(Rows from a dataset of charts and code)
┄┄┄┄┄┄

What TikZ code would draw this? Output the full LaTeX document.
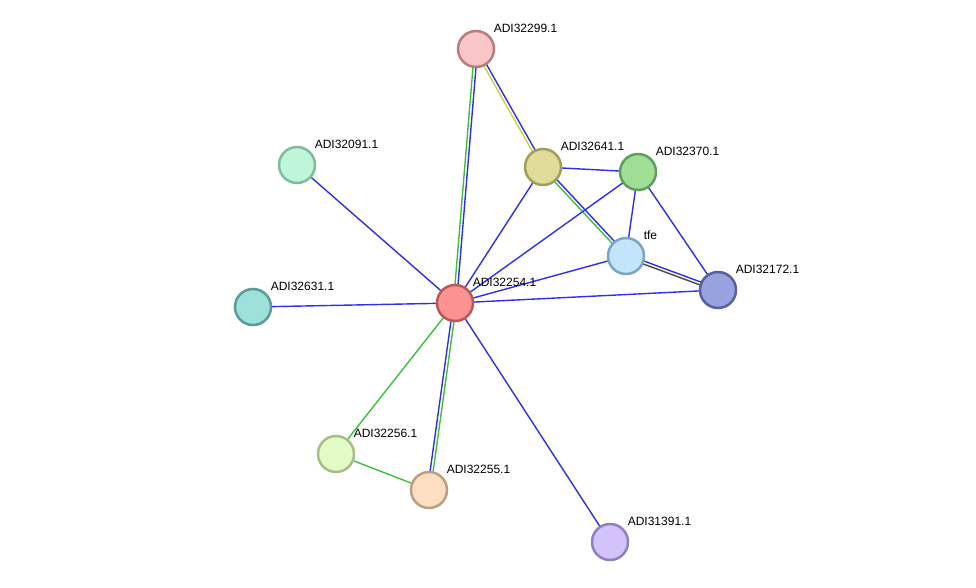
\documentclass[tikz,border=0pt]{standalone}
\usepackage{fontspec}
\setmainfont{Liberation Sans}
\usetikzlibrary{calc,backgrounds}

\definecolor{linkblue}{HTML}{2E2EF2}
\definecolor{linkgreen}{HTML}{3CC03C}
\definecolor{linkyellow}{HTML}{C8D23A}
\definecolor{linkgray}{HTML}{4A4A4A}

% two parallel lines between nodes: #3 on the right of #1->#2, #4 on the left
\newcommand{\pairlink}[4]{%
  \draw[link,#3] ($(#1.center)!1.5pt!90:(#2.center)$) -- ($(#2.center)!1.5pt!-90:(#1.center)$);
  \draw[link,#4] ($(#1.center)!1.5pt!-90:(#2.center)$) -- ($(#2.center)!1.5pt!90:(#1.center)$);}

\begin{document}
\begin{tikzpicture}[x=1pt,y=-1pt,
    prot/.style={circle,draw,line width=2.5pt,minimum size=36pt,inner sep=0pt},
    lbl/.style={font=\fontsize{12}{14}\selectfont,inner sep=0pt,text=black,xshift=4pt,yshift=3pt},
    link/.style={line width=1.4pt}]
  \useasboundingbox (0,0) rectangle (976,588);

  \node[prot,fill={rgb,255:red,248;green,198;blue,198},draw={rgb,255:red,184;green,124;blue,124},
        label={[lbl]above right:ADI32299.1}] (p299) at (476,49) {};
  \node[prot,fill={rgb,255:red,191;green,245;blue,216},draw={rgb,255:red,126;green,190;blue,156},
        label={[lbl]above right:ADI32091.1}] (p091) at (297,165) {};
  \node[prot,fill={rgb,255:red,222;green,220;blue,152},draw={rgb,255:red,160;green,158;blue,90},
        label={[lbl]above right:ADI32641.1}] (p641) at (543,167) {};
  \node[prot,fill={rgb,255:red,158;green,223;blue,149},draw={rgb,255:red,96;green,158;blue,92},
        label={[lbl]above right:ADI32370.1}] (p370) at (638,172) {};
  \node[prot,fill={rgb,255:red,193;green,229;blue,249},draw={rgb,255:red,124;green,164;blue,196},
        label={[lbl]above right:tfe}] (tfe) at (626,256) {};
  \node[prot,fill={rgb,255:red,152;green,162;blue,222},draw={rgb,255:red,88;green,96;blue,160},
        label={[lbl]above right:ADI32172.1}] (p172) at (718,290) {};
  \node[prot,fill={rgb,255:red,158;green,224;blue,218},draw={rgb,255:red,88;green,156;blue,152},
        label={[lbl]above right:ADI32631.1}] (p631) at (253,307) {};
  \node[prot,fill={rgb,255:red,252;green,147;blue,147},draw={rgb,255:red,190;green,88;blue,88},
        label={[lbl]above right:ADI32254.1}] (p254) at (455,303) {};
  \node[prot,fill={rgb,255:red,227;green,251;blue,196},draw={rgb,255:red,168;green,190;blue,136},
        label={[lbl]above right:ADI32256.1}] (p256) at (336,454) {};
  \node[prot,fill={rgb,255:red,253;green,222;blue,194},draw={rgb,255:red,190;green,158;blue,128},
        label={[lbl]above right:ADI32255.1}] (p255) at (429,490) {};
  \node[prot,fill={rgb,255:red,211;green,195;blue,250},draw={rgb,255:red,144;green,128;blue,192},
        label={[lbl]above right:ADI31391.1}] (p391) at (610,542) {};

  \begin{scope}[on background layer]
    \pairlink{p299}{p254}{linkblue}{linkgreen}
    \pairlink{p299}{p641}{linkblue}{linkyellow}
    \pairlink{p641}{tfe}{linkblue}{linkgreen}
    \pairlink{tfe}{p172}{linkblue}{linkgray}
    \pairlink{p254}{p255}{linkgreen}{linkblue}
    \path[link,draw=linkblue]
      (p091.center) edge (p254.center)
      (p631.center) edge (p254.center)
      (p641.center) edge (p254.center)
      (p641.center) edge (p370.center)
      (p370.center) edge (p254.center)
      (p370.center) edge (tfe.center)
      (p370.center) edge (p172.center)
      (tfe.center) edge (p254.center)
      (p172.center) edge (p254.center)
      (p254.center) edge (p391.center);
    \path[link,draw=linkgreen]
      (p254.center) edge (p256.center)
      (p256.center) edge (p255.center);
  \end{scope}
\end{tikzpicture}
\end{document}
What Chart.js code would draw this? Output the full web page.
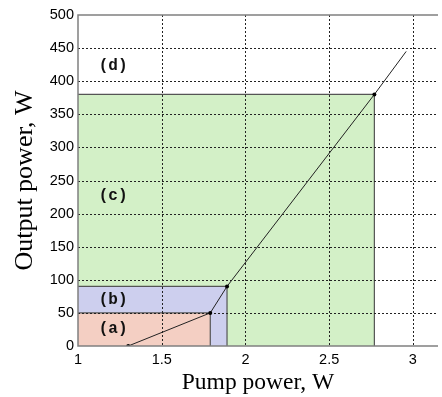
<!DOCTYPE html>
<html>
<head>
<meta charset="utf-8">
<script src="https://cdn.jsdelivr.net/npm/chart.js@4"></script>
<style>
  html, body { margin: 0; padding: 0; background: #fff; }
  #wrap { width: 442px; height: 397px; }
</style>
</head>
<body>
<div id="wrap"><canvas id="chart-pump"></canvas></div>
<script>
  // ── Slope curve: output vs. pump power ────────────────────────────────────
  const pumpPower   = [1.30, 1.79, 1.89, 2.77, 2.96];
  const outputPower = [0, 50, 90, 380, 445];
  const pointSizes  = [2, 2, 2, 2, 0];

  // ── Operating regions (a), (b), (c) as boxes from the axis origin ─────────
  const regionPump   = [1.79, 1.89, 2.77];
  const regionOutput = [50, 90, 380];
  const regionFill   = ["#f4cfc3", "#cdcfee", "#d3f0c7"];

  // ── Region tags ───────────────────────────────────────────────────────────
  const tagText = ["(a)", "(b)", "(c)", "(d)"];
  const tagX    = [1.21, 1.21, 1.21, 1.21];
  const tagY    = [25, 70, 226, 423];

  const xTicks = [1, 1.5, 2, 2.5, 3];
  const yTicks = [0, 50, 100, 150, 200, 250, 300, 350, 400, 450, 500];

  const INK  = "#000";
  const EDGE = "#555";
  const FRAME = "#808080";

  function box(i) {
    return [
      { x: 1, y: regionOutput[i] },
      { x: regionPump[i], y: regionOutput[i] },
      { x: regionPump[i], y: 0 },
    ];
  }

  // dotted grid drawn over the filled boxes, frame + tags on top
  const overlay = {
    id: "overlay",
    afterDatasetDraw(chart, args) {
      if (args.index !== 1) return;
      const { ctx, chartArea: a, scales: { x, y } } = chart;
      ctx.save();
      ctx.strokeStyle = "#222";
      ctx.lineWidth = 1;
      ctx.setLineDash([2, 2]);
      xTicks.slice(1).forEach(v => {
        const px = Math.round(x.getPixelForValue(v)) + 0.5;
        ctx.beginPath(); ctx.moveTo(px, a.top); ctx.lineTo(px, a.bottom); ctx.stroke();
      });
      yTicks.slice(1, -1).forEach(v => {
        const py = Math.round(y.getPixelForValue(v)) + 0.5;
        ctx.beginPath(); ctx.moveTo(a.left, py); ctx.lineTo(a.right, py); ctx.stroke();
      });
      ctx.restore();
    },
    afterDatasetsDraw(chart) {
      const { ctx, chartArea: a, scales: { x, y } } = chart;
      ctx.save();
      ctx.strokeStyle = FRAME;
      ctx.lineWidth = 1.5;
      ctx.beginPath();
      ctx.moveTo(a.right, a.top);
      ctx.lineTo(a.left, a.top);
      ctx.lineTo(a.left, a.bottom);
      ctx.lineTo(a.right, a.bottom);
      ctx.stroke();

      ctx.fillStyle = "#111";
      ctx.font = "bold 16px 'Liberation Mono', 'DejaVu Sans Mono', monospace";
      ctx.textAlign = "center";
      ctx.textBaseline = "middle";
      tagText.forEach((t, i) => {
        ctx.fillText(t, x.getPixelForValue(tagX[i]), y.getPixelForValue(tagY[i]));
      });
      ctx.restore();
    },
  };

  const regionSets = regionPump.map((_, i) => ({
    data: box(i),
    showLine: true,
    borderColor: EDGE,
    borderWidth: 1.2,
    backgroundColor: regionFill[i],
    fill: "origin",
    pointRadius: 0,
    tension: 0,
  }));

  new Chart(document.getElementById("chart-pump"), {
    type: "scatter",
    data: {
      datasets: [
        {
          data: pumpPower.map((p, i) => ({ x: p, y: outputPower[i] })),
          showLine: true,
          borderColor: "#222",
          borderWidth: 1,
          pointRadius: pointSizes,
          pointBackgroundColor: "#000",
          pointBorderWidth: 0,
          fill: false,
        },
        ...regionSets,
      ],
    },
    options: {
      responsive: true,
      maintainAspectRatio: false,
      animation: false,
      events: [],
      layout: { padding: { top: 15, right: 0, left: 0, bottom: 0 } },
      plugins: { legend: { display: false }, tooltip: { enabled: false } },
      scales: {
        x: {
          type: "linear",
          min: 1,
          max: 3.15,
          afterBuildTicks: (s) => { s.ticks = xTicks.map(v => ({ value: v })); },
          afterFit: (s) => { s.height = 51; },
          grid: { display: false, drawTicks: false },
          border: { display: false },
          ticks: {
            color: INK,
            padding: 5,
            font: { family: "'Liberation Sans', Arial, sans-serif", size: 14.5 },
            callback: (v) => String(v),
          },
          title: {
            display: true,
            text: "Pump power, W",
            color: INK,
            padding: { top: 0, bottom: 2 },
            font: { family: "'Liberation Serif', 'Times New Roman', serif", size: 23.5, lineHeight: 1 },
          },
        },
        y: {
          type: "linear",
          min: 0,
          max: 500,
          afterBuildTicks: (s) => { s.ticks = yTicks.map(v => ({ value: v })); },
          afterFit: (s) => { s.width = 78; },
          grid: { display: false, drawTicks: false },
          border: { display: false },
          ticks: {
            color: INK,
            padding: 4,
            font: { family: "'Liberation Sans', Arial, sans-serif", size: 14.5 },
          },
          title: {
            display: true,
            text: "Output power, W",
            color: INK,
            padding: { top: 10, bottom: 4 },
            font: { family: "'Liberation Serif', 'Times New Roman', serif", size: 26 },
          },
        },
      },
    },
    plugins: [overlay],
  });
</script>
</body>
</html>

┄┄┄┄┄┄

Leave out the pictures. Transcribe only the lines above, from the first through the one that contains "(0,0) rectangle (976,588);".

#### [The completed task]
What TikZ code would draw this? Output the full LaTeX document.
\documentclass[tikz,border=0pt]{standalone}
\usepackage{fontspec}
\setmainfont{Liberation Sans}
\usetikzlibrary{calc,backgrounds}

\definecolor{linkblue}{HTML}{2E2EF2}
\definecolor{linkgreen}{HTML}{3CC03C}
\definecolor{linkyellow}{HTML}{C8D23A}
\definecolor{linkgray}{HTML}{4A4A4A}

% two parallel lines between nodes: #3 on the right of #1->#2, #4 on the left
\newcommand{\pairlink}[4]{%
  \draw[link,#3] ($(#1.center)!1.5pt!90:(#2.center)$) -- ($(#2.center)!1.5pt!-90:(#1.center)$);
  \draw[link,#4] ($(#1.center)!1.5pt!-90:(#2.center)$) -- ($(#2.center)!1.5pt!90:(#1.center)$);}

\begin{document}
\begin{tikzpicture}[x=1pt,y=-1pt,
    prot/.style={circle,draw,line width=2.5pt,minimum size=36pt,inner sep=0pt},
    lbl/.style={font=\fontsize{12}{14}\selectfont,inner sep=0pt,text=black,xshift=4pt,yshift=3pt},
    link/.style={line width=1.4pt}]
  \useasboundingbox (0,0) rectangle (976,588);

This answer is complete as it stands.